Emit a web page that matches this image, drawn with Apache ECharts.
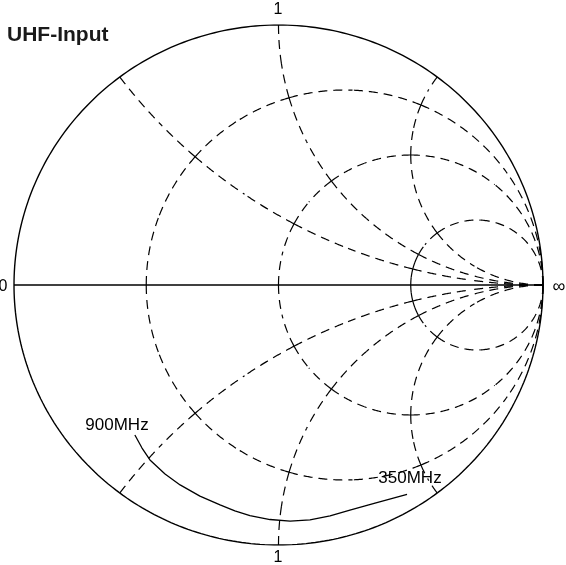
<!DOCTYPE html>
<html>
<head>
<meta charset="utf-8">
<script src="https://cdn.jsdelivr.net/npm/echarts@6/dist/echarts.min.js"></script>
<style>
html,body{margin:0;padding:0;background:#fff;}
#chart{width:566px;height:565px;}
</style>
</head>
<body>
<div id="chart"></div>
<script>
// Smith chart grid values
const resistanceValues = [1/3, 1, 3];
const reactanceValues = [0.5, 1, 2];
// Measured reflection coefficient trace (real / imaginary), 900MHz -> 350MHz
const curveRe = [-0.543, -0.516, -0.486, -0.429, -0.372, -0.297, -0.221, -0.165, -0.108, -0.032, 0.044, 0.119, 0.195, 0.270, 0.365, 0.486];
const curveIm = [-0.577, -0.627, -0.673, -0.727, -0.769, -0.812, -0.846, -0.869, -0.887, -0.902, -0.908, -0.903, -0.888, -0.866, -0.839, -0.805];
// Text labels
const title = 'UHF-Input';
const freqLabels = ['900MHz', '350MHz'];
const edgeLabels = ['0', '1', '1', '\u221E'];

const FONT = '"Liberation Sans", Arial, sans-serif';

function gamma(a, b) {
  const den = (a + 1) * (a + 1) + b * b;
  return [(a * a + b * b - 1) / den, 2 * b / den];
}
function tanSafe(t) {
  if (t >= Math.PI / 2 - 1e-9) return 1e7;
  if (t <= -Math.PI / 2 + 1e-9) return -1e7;
  return Math.tan(t);
}

// Build dashed grid segments (split at intersections, each half drawn from its end)
const segData = [];
const xBreaks = [-Math.PI / 2];
[...reactanceValues].reverse().forEach(x => xBreaks.push(Math.atan(-x)));
xBreaks.push(0);
reactanceValues.forEach(x => xBreaks.push(Math.atan(x)));
xBreaks.push(Math.PI / 2);
const rBreaks = [0];
resistanceValues.forEach(r => rBreaks.push(Math.atan(r)));
rBreaks.push(Math.PI / 2);

resistanceValues.forEach(r => {
  for (let i = 0; i < xBreaks.length - 1; i++) {
    const a0 = xBreaks[i], a1 = xBreaks[i + 1], m = (a0 + a1) / 2;
    segData.push([0, r, a0, m]);
    segData.push([0, r, a1, m]);
  }
});
reactanceValues.forEach(x => {
  [x, -x].forEach(xv => {
    for (let i = 0; i < rBreaks.length - 1; i++) {
      const a0 = rBreaks[i], a1 = rBreaks[i + 1], m = (a0 + a1) / 2;
      segData.push([1, xv, a0, m]);
      segData.push([1, xv, a1, m]);
    }
  });
});

// Outer circle (r = 0)
const outer = [];
for (let i = 0; i <= 360; i++) {
  const t = i * Math.PI / 180;
  outer.push([Math.cos(t), Math.sin(t)]);
}
const curveData = curveRe.map((v, i) => [v, curveIm[i]]);

const chart = echarts.init(document.getElementById('chart'), null, {renderer: 'canvas'});
chart.setOption({
  animation: false,
  backgroundColor: '#fff',
  grid: {left: 14, right: 23, top: 25, bottom: 20},
  xAxis: {type: 'value', min: -1, max: 1, show: false},
  yAxis: {type: 'value', min: -1, max: 1, show: false},
  series: [
    {
      type: 'custom',
      silent: true,
      data: segData,
      encode: {x: 2, y: 3},
      renderItem: function (params, api) {
        const kind = api.value(0), val = api.value(1), t0 = api.value(2), t1 = api.value(3);
        const pts = [];
        const N = 60;
        for (let k = 0; k <= N; k++) {
          const t = t0 + (t1 - t0) * k / N;
          const p = tanSafe(t);
          const g = kind === 0 ? gamma(val, p) : gamma(Math.max(p, 0), val);
          pts.push(api.coord(g));
        }
        return {
          type: 'polyline',
          shape: {points: pts},
          style: {stroke: '#000', lineWidth: 1.2, lineDash: [9, 6], fill: 'none'},
          silent: true
        };
      }
    },
    {
      type: 'line', data: outer, showSymbol: false, silent: true,
      lineStyle: {color: '#000', width: 1.4}
    },
    {
      type: 'line', data: [[-1, 0], [1, 0]], showSymbol: false, silent: true,
      lineStyle: {color: '#000', width: 1.3}
    },
    {
      type: 'line', data: curveData, showSymbol: false, silent: true, smooth: false,
      lineStyle: {color: '#000', width: 1.3, join: 'round'}
    }
  ],
  graphic: [
    {type: 'text', left: 7, top: 25, style: {text: title, font: 'bold 21px ' + FONT, fill: '#1a1a1a'}},
    {type: 'text', x: 117, y: 425, style: {text: freqLabels[0], font: '17px ' + FONT, fill: '#000', align: 'center', verticalAlign: 'middle'}},
    {type: 'text', x: 410, y: 478, style: {text: freqLabels[1], font: '17px ' + FONT, fill: '#000', align: 'center', verticalAlign: 'middle'}},
    {type: 'text', x: 3, y: 287, style: {text: edgeLabels[0], font: '16px ' + FONT, fill: '#000', align: 'center', verticalAlign: 'middle'}},
    {type: 'text', x: 278, y: 10, style: {text: edgeLabels[1], font: '16px ' + FONT, fill: '#000', align: 'center', verticalAlign: 'middle'}},
    {type: 'text', x: 278, y: 558, style: {text: edgeLabels[2], font: '16px ' + FONT, fill: '#000', align: 'center', verticalAlign: 'middle'}},
    {type: 'text', x: 559, y: 287, style: {text: edgeLabels[3], font: '18px ' + FONT, fill: '#000', align: 'center', verticalAlign: 'middle'}}
  ]
});
</script>
</body>
</html>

........

▶ [Your task]:
Copy the material shown above in full and exactly. Skip the pictures.

▶ [Problem solution]:
Emit a web page that matches this image, drawn with Apache ECharts.
<!DOCTYPE html>
<html>
<head>
<meta charset="utf-8">
<script src="https://cdn.jsdelivr.net/npm/echarts@6/dist/echarts.min.js"></script>
<style>
html,body{margin:0;padding:0;background:#fff;}
#chart{width:566px;height:565px;}
</style>
</head>
<body>
<div id="chart"></div>
<script>
// Smith chart grid values
const resistanceValues = [1/3, 1, 3];
const reactanceValues = [0.5, 1, 2];
// Measured reflection coefficient trace (real / imaginary), 900MHz -> 350MHz
const curveRe = [-0.543, -0.516, -0.486, -0.429, -0.372, -0.297, -0.221, -0.165, -0.108, -0.032, 0.044, 0.119, 0.195, 0.270, 0.365, 0.486];
const curveIm = [-0.577, -0.627, -0.673, -0.727, -0.769, -0.812, -0.846, -0.869, -0.887, -0.902, -0.908, -0.903, -0.888, -0.866, -0.839, -0.805];
// Text labels
const title = 'UHF-Input';
const freqLabels = ['900MHz', '350MHz'];
const edgeLabels = ['0', '1', '1', '\u221E'];

const FONT = '"Liberation Sans", Arial, sans-serif';

function gamma(a, b) {
  const den = (a + 1) * (a + 1) + b * b;
  return [(a * a + b * b - 1) / den, 2 * b / den];
}
function tanSafe(t) {
  if (t >= Math.PI / 2 - 1e-9) return 1e7;
  if (t <= -Math.PI / 2 + 1e-9) return -1e7;
  return Math.tan(t);
}

// Build dashed grid segments (split at intersections, each half drawn from its end)
const segData = [];
const xBreaks = [-Math.PI / 2];
[...reactanceValues].reverse().forEach(x => xBreaks.push(Math.atan(-x)));
xBreaks.push(0);
reactanceValues.forEach(x => xBreaks.push(Math.atan(x)));
xBreaks.push(Math.PI / 2);
const rBreaks = [0];
resistanceValues.forEach(r => rBreaks.push(Math.atan(r)));
rBreaks.push(Math.PI / 2);

resistanceValues.forEach(r => {
  for (let i = 0; i < xBreaks.length - 1; i++) {
    const a0 = xBreaks[i], a1 = xBreaks[i + 1], m = (a0 + a1) / 2;
    segData.push([0, r, a0, m]);
    segData.push([0, r, a1, m]);
  }
});
reactanceValues.forEach(x => {
  [x, -x].forEach(xv => {
    for (let i = 0; i < rBreaks.length - 1; i++) {
      const a0 = rBreaks[i], a1 = rBreaks[i + 1], m = (a0 + a1) / 2;
      segData.push([1, xv, a0, m]);
      segData.push([1, xv, a1, m]);
    }
  });
});

// Outer circle (r = 0)
const outer = [];
for (let i = 0; i <= 360; i++) {
  const t = i * Math.PI / 180;
  outer.push([Math.cos(t), Math.sin(t)]);
}
const curveData = curveRe.map((v, i) => [v, curveIm[i]]);

const chart = echarts.init(document.getElementById('chart'), null, {renderer: 'canvas'});
chart.setOption({
  animation: false,
  backgroundColor: '#fff',
  grid: {left: 14, right: 23, top: 25, bottom: 20},
  xAxis: {type: 'value', min: -1, max: 1, show: false},
  yAxis: {type: 'value', min: -1, max: 1, show: false},
  series: [
    {
      type: 'custom',
      silent: true,
      data: segData,
      encode: {x: 2, y: 3},
      renderItem: function (params, api) {
        const kind = api.value(0), val = api.value(1), t0 = api.value(2), t1 = api.value(3);
        const pts = [];
        const N = 60;
        for (let k = 0; k <= N; k++) {
          const t = t0 + (t1 - t0) * k / N;
          const p = tanSafe(t);
          const g = kind === 0 ? gamma(val, p) : gamma(Math.max(p, 0), val);
          pts.push(api.coord(g));
        }
        return {
          type: 'polyline',
          shape: {points: pts},
          style: {stroke: '#000', lineWidth: 1.2, lineDash: [9, 6], fill: 'none'},
          silent: true
        };
      }
    },
    {
      type: 'line', data: outer, showSymbol: false, silent: true,
      lineStyle: {color: '#000', width: 1.4}
    },
    {
      type: 'line', data: [[-1, 0], [1, 0]], showSymbol: false, silent: true,
      lineStyle: {color: '#000', width: 1.3}
    },
    {
      type: 'line', data: curveData, showSymbol: false, silent: true, smooth: false,
      lineStyle: {color: '#000', width: 1.3, join: 'round'}
    }
  ],
  graphic: [
    {type: 'text', left: 7, top: 25, style: {text: title, font: 'bold 21px ' + FONT, fill: '#1a1a1a'}},
    {type: 'text', x: 117, y: 425, style: {text: freqLabels[0], font: '17px ' + FONT, fill: '#000', align: 'center', verticalAlign: 'middle'}},
    {type: 'text', x: 410, y: 478, style: {text: freqLabels[1], font: '17px ' + FONT, fill: '#000', align: 'center', verticalAlign: 'middle'}},
    {type: 'text', x: 3, y: 287, style: {text: edgeLabels[0], font: '16px ' + FONT, fill: '#000', align: 'center', verticalAlign: 'middle'}},
    {type: 'text', x: 278, y: 10, style: {text: edgeLabels[1], font: '16px ' + FONT, fill: '#000', align: 'center', verticalAlign: 'middle'}},
    {type: 'text', x: 278, y: 558, style: {text: edgeLabels[2], font: '16px ' + FONT, fill: '#000', align: 'center', verticalAlign: 'middle'}},
    {type: 'text', x: 559, y: 287, style: {text: edgeLabels[3], font: '18px ' + FONT, fill: '#000', align: 'center', verticalAlign: 'middle'}}
  ]
});
</script>
</body>
</html>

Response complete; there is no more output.